The facts are as follows:

  • Over the eight years from 2003 through 2010, Mr. Weinstein was paid 37 cents for every dollar of net income BioClinica reported.
  • From December 31, 2003 to December 31, 2010, under Mr. Weinstein's stewardship, BioClinica's stock fell 28%, from $6.23 to $4.46.
  • During that period, even though the stock price fell 4.7% per year, Mr. Weinstein's pay rose an average of 12% every year.
  • In 2010, Mr. Weinstein was paid 2.3 times as much as he was paid in 2003, despite the fact that shareholders suffered a 28% loss in the interim.
  • For 2011, the Board of Directors has proposed to give Mr. Weinstein a 72% raise, to $1.2 million.

Last week, management re-affirmed guidance for 2011 of $0.16 to $0.21 in earnings per diluted share.  To put this in perspective, at the mid-point of $0.185 in earnings per diluted share, that guidance would represent only a 7% increase over the $0.173 in earnings per diluted share reported in 2010.  So, while shareholders will see an increase in net income of only 7%, the Board proposes to pay Mr. Weinstein 72% more than in 2010.  In the Board's proposed pay package, Mr. Weinstein would take home $0.072 in pay per diluted share, or 39% of the $0.185 in total net income per diluted share the Company is projecting.  

Just what, exactly, in the projected 2011 performance merits such pay?  We would have hoped that if the Compensation Committee were going to hand out such large wheelbarrows full of shareholders' money to Mr. Weinstein, they might demand commensurately impressive performance.  Instead, according to management, this year shareholders can expect more of the same.  How does this make any sense at all?  

Mr. Weinstein has unequivocally failed to deliver returns to shareholders over the last eight years.  Yet, the Compensation Committee judges awards him greater and greater compensation, with his 2011 proposed pay package being just the most egregious example.  There is absolutely no sense of accountability at BioClinica, and as such, we urge all shareholders to withhold their votes from Directors Berg, Olukotun, and Parker as members of the Compensation Committee.  

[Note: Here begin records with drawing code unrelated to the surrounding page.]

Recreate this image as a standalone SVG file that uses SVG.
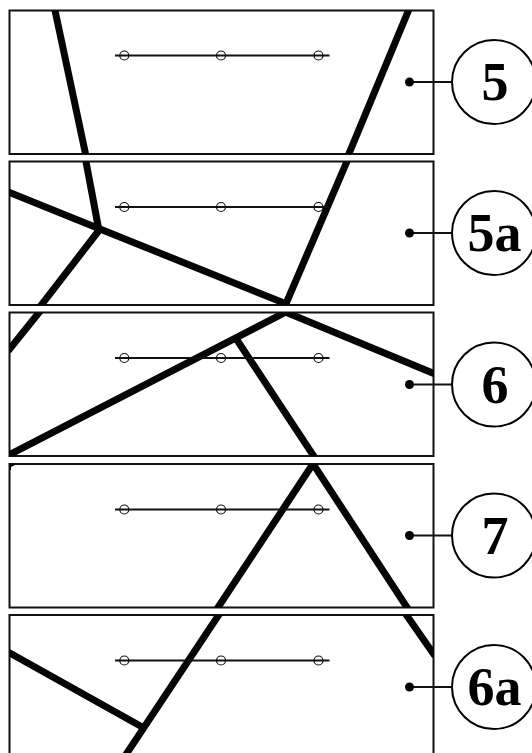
<svg xmlns="http://www.w3.org/2000/svg" width="532" height="753" viewBox="0 0 532 753">
<defs>
<style>
.frame{fill:#fff;stroke:#111;stroke-width:2}
.thick{fill:none;stroke:#050505;stroke-width:7;stroke-linecap:butt;stroke-linejoin:miter}
.axis{fill:none;stroke:#111;stroke-width:2}
.tick{fill:none;stroke:#111;stroke-width:1.2}
.lead{fill:none;stroke:#111;stroke-width:1.8}
.dot{fill:#000}
.bub{fill:#fff;stroke:#000;stroke-width:2}
.lab{font-family:"Liberation Serif","Times New Roman",serif;font-weight:700;font-size:54px;text-anchor:middle;fill:#000}
</style>
<clipPath id="c1"><rect x="9.5" y="10.5" width="424" height="143.5"/></clipPath>
<clipPath id="c2"><rect x="9.5" y="161.5" width="424" height="143.5"/></clipPath>
<clipPath id="c3"><rect x="9.5" y="312.5" width="424" height="143.5"/></clipPath>
<clipPath id="c4"><rect x="9.5" y="464" width="424" height="143.5"/></clipPath>
<clipPath id="c5"><rect x="9.5" y="615" width="424" height="150"/></clipPath>
<g id="scale">
<path class="axis" d="M115 0H329.5"/>
<circle class="tick" cx="124.3" cy="0" r="4.500"/>
<circle class="tick" cx="221" cy="0" r="4.500"/>
<circle class="tick" cx="318.500" cy="0" r="4.500"/>
</g>
</defs>
<g id="panel-5">
<rect class="frame" x="9.5" y="10.5" width="424" height="143.5"/>
<g clip-path="url(#c1)">
<path class="thick" d="M54.5 8L86 156"/>
<path class="thick" d="M409.500 8L348 156"/>
</g>
<use href="#scale" y="55.5"/>
</g>
<g id="panel-5a">
<rect class="frame" x="9.5" y="161.5" width="424" height="143.5"/>
<g clip-path="url(#c2)">
<path class="thick" d="M85.5 159L98.500 228"/>
<path class="thick" d="M7 191.5L100 229L289 305"/>
<path class="thick" d="M98.5 231L39 308"/>
<path class="thick" d="M348 159L285 306"/>
</g>
<use href="#scale" y="207"/>
</g>
<g id="panel-6">
<rect class="frame" x="9.5" y="312.5" width="424" height="143.5"/>
<g clip-path="url(#c3)">
<path class="thick" d="M41 310L8 351"/>
<path class="thick" d="M5 457L288 311"/>
<path class="thick" d="M237 340L315 458"/>
<path class="thick" d="M283 311L435 374"/>
</g>
<use href="#scale" y="358"/>
</g>
<g id="panel-7">
<rect class="frame" x="9.5" y="464" width="424" height="143.5"/>
<path d="M10 464H17L11 467V470H10Z" fill="#000"/>
<g clip-path="url(#c4)">
<path class="thick" d="M313.5 463L217 609"/>
<path class="thick" d="M312.5 463L408 609"/>
</g>
<use href="#scale" y="509.5"/>
</g>
<g id="panel-6a">
<path class="frame" d="M9.5 753V615H433.5V753"/>
<g clip-path="url(#c5)">
<path class="thick" d="M220 613L125 756"/>
<path class="thick" d="M8 652L144 728"/>
<path class="thick" d="M405 613L435 656"/>
</g>
<use href="#scale" y="660.5"/>
</g>
<g id="callout-5">
<path class="lead" d="M409 82H452"/><circle class="dot" cx="409.500" cy="82" r="4.500"/>
<circle class="bub" cx="494" cy="82" r="42"/><text class="lab" x="495" y="99.500">5</text>
</g>
<g id="callout-5a">
<path class="lead" d="M409 233H452"/><circle class="dot" cx="409.500" cy="233" r="4.500"/>
<circle class="bub" cx="494" cy="233" r="42"/><text class="lab" x="494.500" y="250.500">5a</text>
</g>
<g id="callout-6">
<path class="lead" d="M409 384.500H452"/><circle class="dot" cx="409.500" cy="384.500" r="4.500"/>
<circle class="bub" cx="494" cy="384.500" r="42"/><text class="lab" x="495" y="402.500">6</text>
</g>
<g id="callout-7">
<path class="lead" d="M409 535.500H452"/><circle class="dot" cx="409.500" cy="535.500" r="4.500"/>
<circle class="bub" cx="494" cy="535.500" r="42"/><text class="lab" x="495" y="553.500">7</text>
</g>
<g id="callout-6a">
<path class="lead" d="M409 687H452"/><circle class="dot" cx="409.500" cy="687" r="4.500"/>
<circle class="bub" cx="494" cy="687" r="42"/><text class="lab" x="494.500" y="705">6a</text>
</g>
</svg>
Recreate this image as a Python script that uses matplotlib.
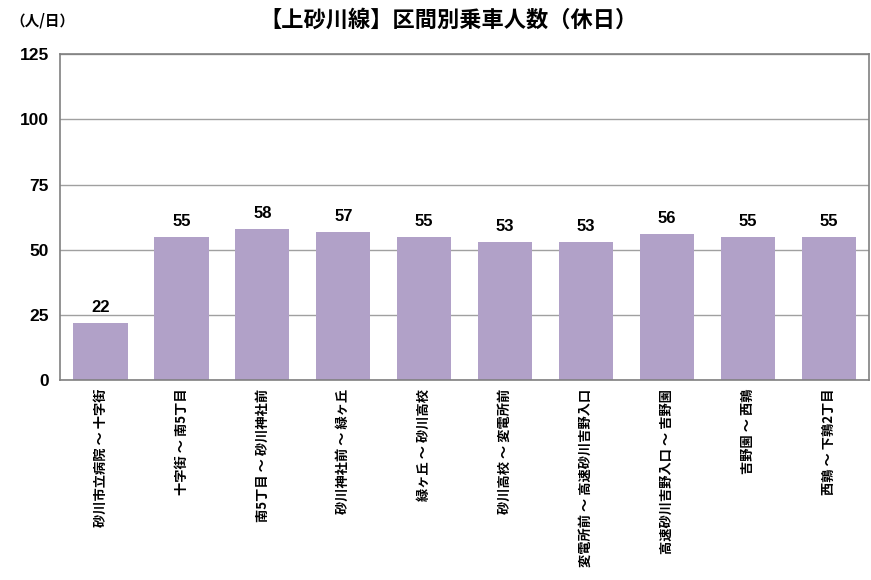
import matplotlib
matplotlib.use("Agg")
import matplotlib.pyplot as plt
import numpy as np

plt.rcParams['font.family'] = ['Noto Sans CJK JP', 'DejaVu Sans']

# Data
sections = ["砂川市立病院 ～ 十字街", "十字街 ～ 南5丁目", "南5丁目 ～ 砂川神社前",
            "砂川神社前 ～ 緑ヶ丘", "緑ヶ丘 ～ 砂川高校", "砂川高校 ～ 変電所前",
            "変電所前 ～ 高速砂川吉野入口", "高速砂川吉野入口 ～ 吉野園",
            "吉野園 ～ 西鶉", "西鶉 ～ 下鶉2丁目"]
riders = [22, 55, 58, 57, 55, 53, 53, 56, 55, 55]
yticks = [0, 25, 50, 75, 100, 125]

fig = plt.figure(figsize=(8.71, 5.80), dpi=100)
ax = fig.add_axes([0.069, 0.344, 0.929, 0.563])

x = np.arange(len(sections))
ax.set_axisbelow(True)
ax.yaxis.grid(True, color="#a0a0a0", linewidth=1)
bars = ax.bar(x, riders, width=0.67, color="#b1a1c8")

# value labels above bars
for xi, v in zip(x, riders):
    ax.text(xi, v + 3, str(v), ha="center", va="bottom", fontsize=12,
            fontweight="bold", family=["Liberation Sans", "DejaVu Sans"])

ax.set_xlim(-0.5, len(sections) - 0.5)
ax.set_ylim(0, 125)
ax.set_yticks(yticks)
ax.set_yticklabels([str(t) for t in yticks], fontsize=12.5, fontweight="bold",
                   family=["Liberation Sans", "DejaVu Sans"])
ax.set_xticks(x)
ax.set_xticklabels(sections, rotation=90, fontsize=9.5, fontweight="bold",
                   va="top", ha="center")
ax.tick_params(axis="both", length=0, pad=8)
ax.tick_params(axis="x", pad=6)
for s in ax.spines.values():
    s.set_color("#808080")
    s.set_linewidth(1.2)

fig.text(0.012, 0.965, "（人/日）", fontsize=10.5, fontweight="bold", va="center")
fig.text(0.515, 0.965, "【上砂川線】区間別乗車人数（休日）", fontsize=16,
         fontweight="bold", ha="center", va="center")

fig.savefig("out.png", dpi=100)
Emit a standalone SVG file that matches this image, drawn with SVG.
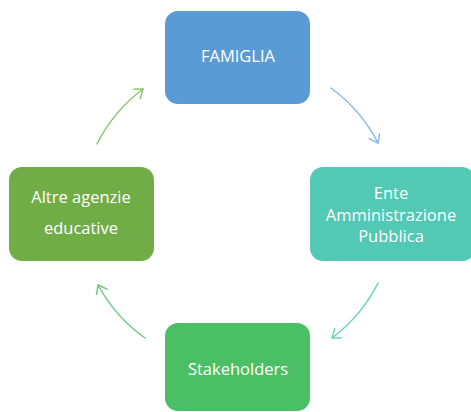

It appears to us that Mr. Weinstein exercises undue influence over the Board, as evidenced by his receipt of pay packages that are beyond all sense and reason.  We urge shareholders to withhold their votes from Mr. Weinstein as Director.  Perhaps with a new Compensation Committee, and Mr. Weinstein removed from the Board, there will be some management accountability at BioClinica, and shareholders will finally be rewarded for their patience.